1. Não deixa de ser fascinante percorrer a lista de subscritores do manifesto pela «objeção de consciência» em relação à disciplina de Cidadania e Desenvolvimento e nela encontrar nomes que não causam a menor surpresa (Cavaco Silva, Helena Matos, Isabel Jonet ou José Miguel Júdice), outros que geram, apesar de tudo, algum espanto (António Barreto, Manuela Ferreira Leite, Pedro Lomba ou Sérgio Sousa Pinto) e outros ainda que suscitam grande perplexidade, atendendo sobretudo ao que está em causa (Adriano Moreira, António Araújo, David Justino, Graça Franco, Joaquim Azevedo ou Jorge Miranda).
2. É também interessante tentar mapear, através da lista de subscritores, interesses e motivações em jogo. Sendo evidente o peso do ensino privado, nomeadamente de setores que há muito se movem contra a escola pública (com os seus cheques-ensino e contratos de associação), e em particular da Universidade Católica (com os seus privilégios injustificados), há sinais das lógicas de aproximação ao Chega como derradeiro recurso para o regresso da direita ao poder e casos, em número significativo, de catolicismo ultramontano e conservadorismo bafiento. Por último, admita-se uma hipótese benigna, haverá subscritores que não terão percebido bem o que estavam realmente a assinar.
3. De facto, terão todos os signatários noção dos temas tratados e debatidos (sim, debatidos) na disciplina?
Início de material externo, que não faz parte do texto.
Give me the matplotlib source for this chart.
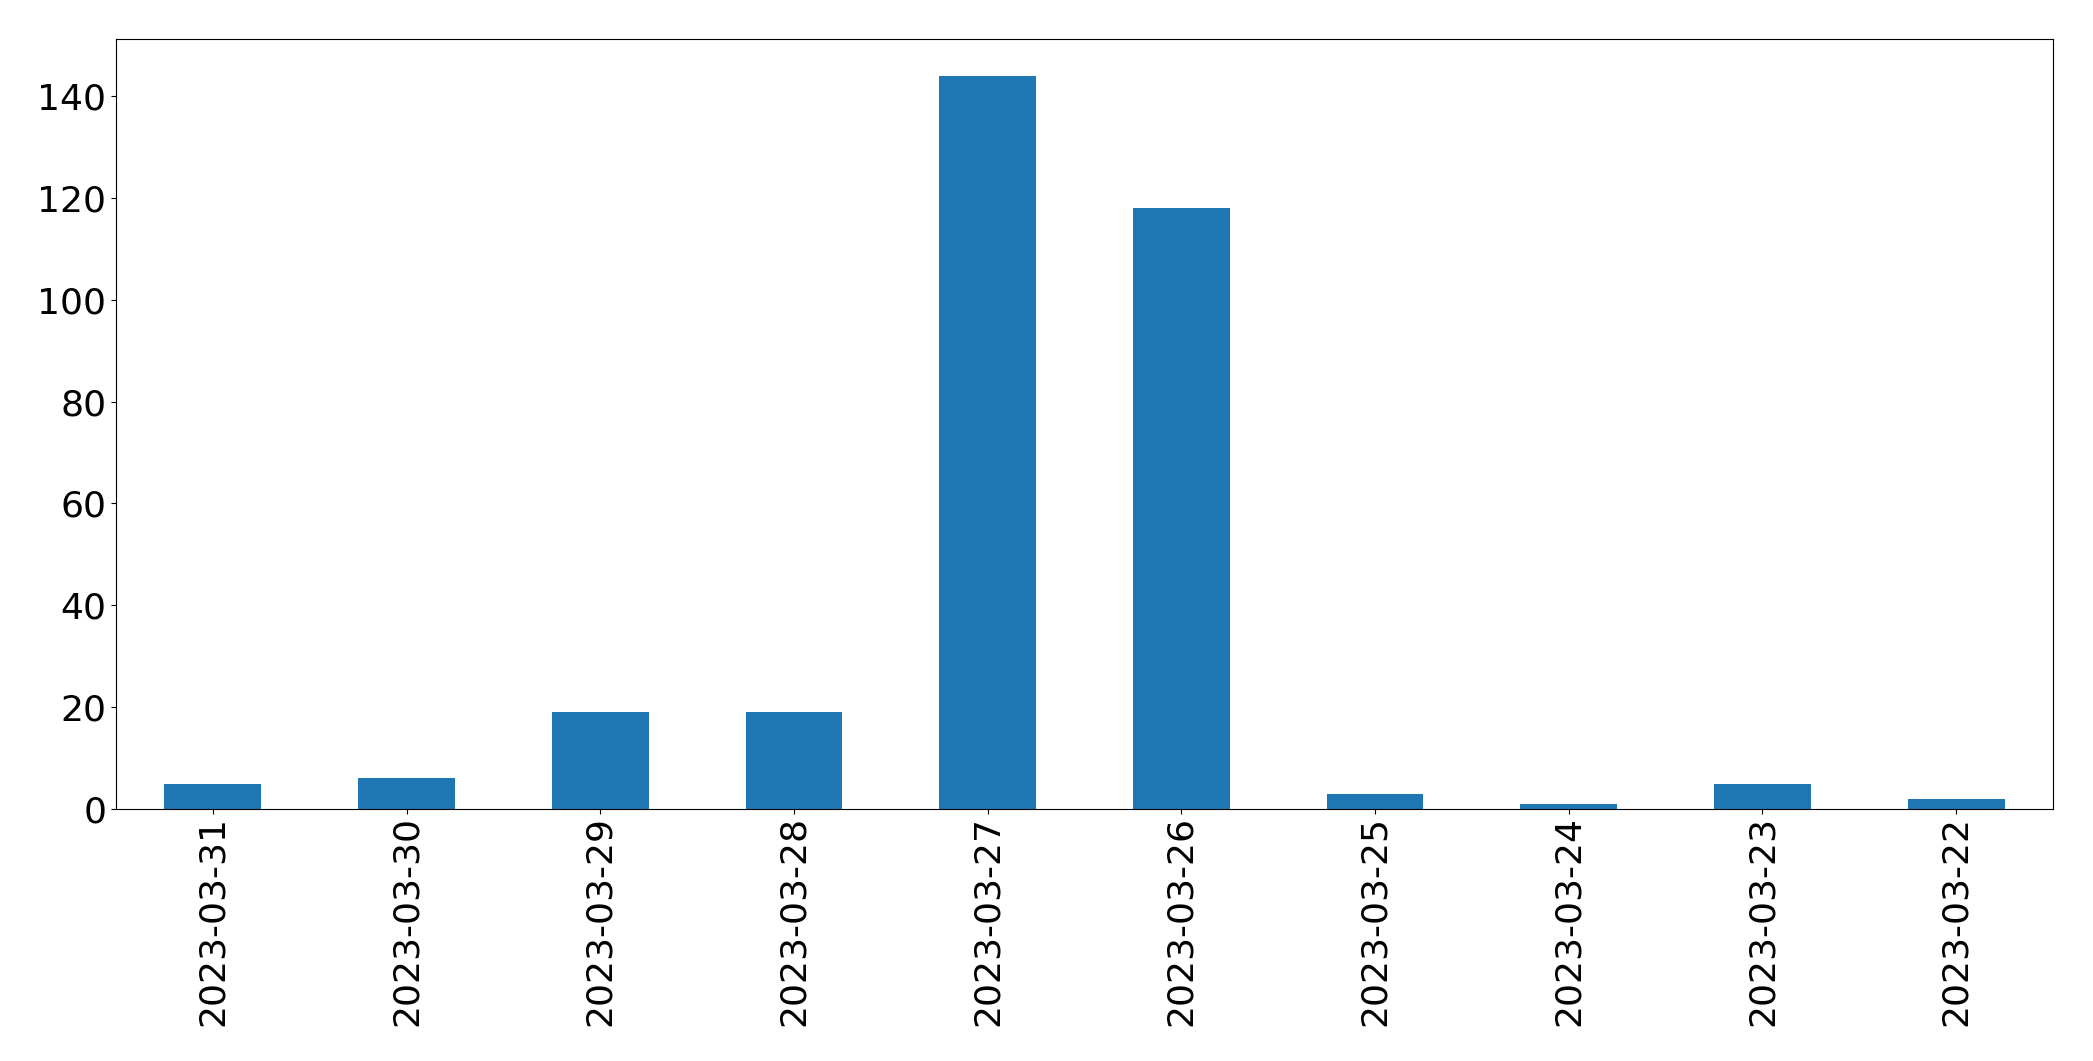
import matplotlib
matplotlib.use("Agg")
import matplotlib.pyplot as plt

dates = ["2023-03-31", "2023-03-30", "2023-03-29", "2023-03-28", "2023-03-27",
         "2023-03-26", "2023-03-25", "2023-03-24", "2023-03-23", "2023-03-22"]
counts = [5, 6, 19, 19, 144, 118, 3, 1, 5, 2]

fig = plt.figure(figsize=(20.93, 10.61), dpi=100)
ax = fig.add_axes([116/2093, 1 - 809/1061, (2053-116)/2093, (809-39)/1061])
x = list(range(len(dates)))
ax.bar(x, counts, width=0.5, color="#1f77b4")
ax.set_xlim(-0.5, len(dates) - 0.5)
ax.set_ylim(0, max(counts) * 1.05)
ax.set_xticks(x)
ax.set_xticklabels(dates, rotation=90)
ax.tick_params(labelsize=26)
ax.tick_params(axis="x", pad=1.5)
fig.savefig("out.png", dpi=100)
Não reconhecem nestes domínios (ver tabela) uma vertente essencial da formação de crianças e jovens em sistemas educativos de sociedades plurais e democráticas? Perfilharão, todos eles, a ideia de estarmos perante «questões que dizem respeito à vida privada» e que cabem por isso ao «papel educativo dos pais», como sugeriu Manuel Braga da Cruz? Ou, pelo contrário, consideram que são matérias inerentes à convivência em comunidade e ao respeito pela diferença e pelo outro, exigindo que a disciplina não seja facultativa (como se de uma religião se tratasse)?
4. Terão alguns subscritores sido vítimas da campanha de desinformação e deturpação dos factos associados ao caso de que parte este manifesto, como a que sugere que o Ministério da Educação emitiu um despacho a «chumbar os dois alunos» que não frequentaram a disciplina, por decisão reiterada dos próprios pais? Saberão que estes mesmos pais recusaram, até hoje, todos os planos de recuperação das aprendizagens que lhes foram propostos? Terão os signatários Cavaco Silva e Passos Coelho noção de que aprovaram e promulgaram, respetivamente, um Estatuto do Aluno que estabelece, como consequência última da não frequência injustificada de qualquer aula, a reprovação?
5. Por último, saberão todos os subscritores do manifesto que o pai dos referidos alunos, Artur Mesquita Guimarães, é conhecido por ter pertencido à comissão executiva da Plataforma Resistência Nacional (atual Plataforma Renovar), contando com o apoio pro bono, no seu processo contra o Ministério da Educação, «do advogado João Pacheco de Amorim, que foi cabeça de lista por Coimbra do Chega nas legislativas e é irmão do número dois do partido, Diogo Pacheco Amorim, que substituirá André Ventura durante a campanha para as Presidenciais», e que isto anda tudo ligado, a mimetizar o que já aconteceu noutras paragens?